The pound’s fall since the referendum – it was down almost 15 percent at one point versus the dollar – has benefited some companies; it has boosted manufacturers’ exports, for example. But it also reflects the weaker outlook for the economy.
“In essence, the currency markets are saying that all UK assets are worth less than they used to be,” Rupert Pennant-Lea, a former BoE deputy governor, wrote in the Financial Times.
“The British have become poorer than they were before the votes were counted on June 23, and that reality will become clearer as the months go by.”
But investors, responding to the recent upbeat data, have cut their bets against a weaker pound this week, which has helped lift the currency. Sterling has started to edge higher against major currencies, but it remains around 11 percent lower against the dollar than before the referendum, underscoring how investors see the challenge ahead for Britain’s economy.
BEYOND BRITAIN
Many international investors had feared a Brexit vote would undermine the EU and hurt business and market confidence across the euro zone. But surveys point to little impact so far.
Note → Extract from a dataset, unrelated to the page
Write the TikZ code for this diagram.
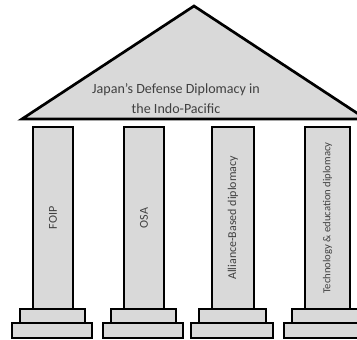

As a result, many banks are revising forecasts for further European Central Bank stimulus. JPMorgan says it no longer expects the ECB to cut rates or announce an extension of its bond-buying programme in September after solid growth data.
The Federal Reserve had warned extensively of the risk of financial reverberations from a Brexit vote, which was one of the factors that led to it holding off from raising rates this year. But the U.S. economy has barely flinched since the vote.
For now, economists are playing the long game. Official data due next month will offer a better gauge of Britain’s resilience to Brexit, providing the first detailed breakdown of how manufacturing, services and construction firms fared in July.
“Any short-term growth slowdown matters but the economics of Brexit are mostly about the long term,” said Robert Wood, an economist with BofA Merrill Lynch. “Leaving the EU single market is, in our view, likely to make the UK less open to trade and therefore damage economic performance in the long run.”